Preparation of Biowaste-Based Activated Carbon/MXene Composite for Efficient Removal of Anionic azo Dyes from Water: Performance Evaluation and Mechanistic Insight
摘要
Dye pollution in water bodies poses a threat to both ecosystems and human health, necessitating the development of cost-effective adsorbents for wastewater decolorization. In this study, biomass-derived activated carbon (SPAC) was prepared from sweet potato residue via phosphoric acid activation and high-temperature carbonization, and then composited with mono-/few-layer MXene (Ti₃C₂Tₓ) to obtain SPAC-M. Physicochemical characterizations including XRD, BET, SEM, FTIR, particle size, and zeta potential analysis confirmed that SPAC-M possesses a high specific surface area (1118 m2/g), a well-developed porous structure with an average pore size of 2.86 nm and a micropore area of 1052 m2/g, as well as favorable surface properties for anionic dye adsorption.
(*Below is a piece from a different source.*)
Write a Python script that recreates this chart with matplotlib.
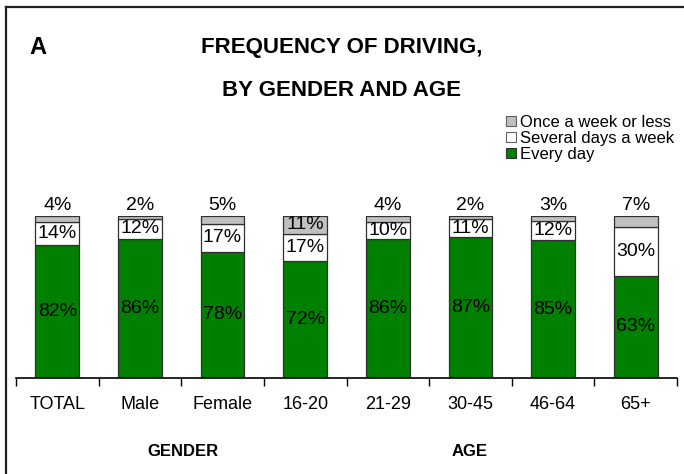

The adsorption performance of SPAC-M on Congo Red (CR) and Allura Red (AR) was evaluated under different temperature and initial concentration conditions. The maximum adsorption capacities simulated by Langmuir at 55 ℃ were 332.62 mg/g and 393.50 mg/g, respectively. The saturated multilayer statistical physics model exhibited the best fitting performance (R2 > 0.999). Key parameters included the number of dye molecules per active site (n = 0.77–3.24), the total layers of adsorbed dye molecules (1 + N₂ = 1.51–2.05, confirmed by Giles L-2 isotherms), and adsorption energies (ΔE₁ = 15.28–33.60 kJ/mol, ΔE₂ = 18.61–21.39 kJ/mol), indicating a physisorption-dominated process involving electrostatic interactions and van der Waals forces. This work develops a new method for MXene composite sweet potato residue activated carbon with customized porous structure and optimized surface properties, which exhibits excellent adsorption performance for anionic dyes in wastewater.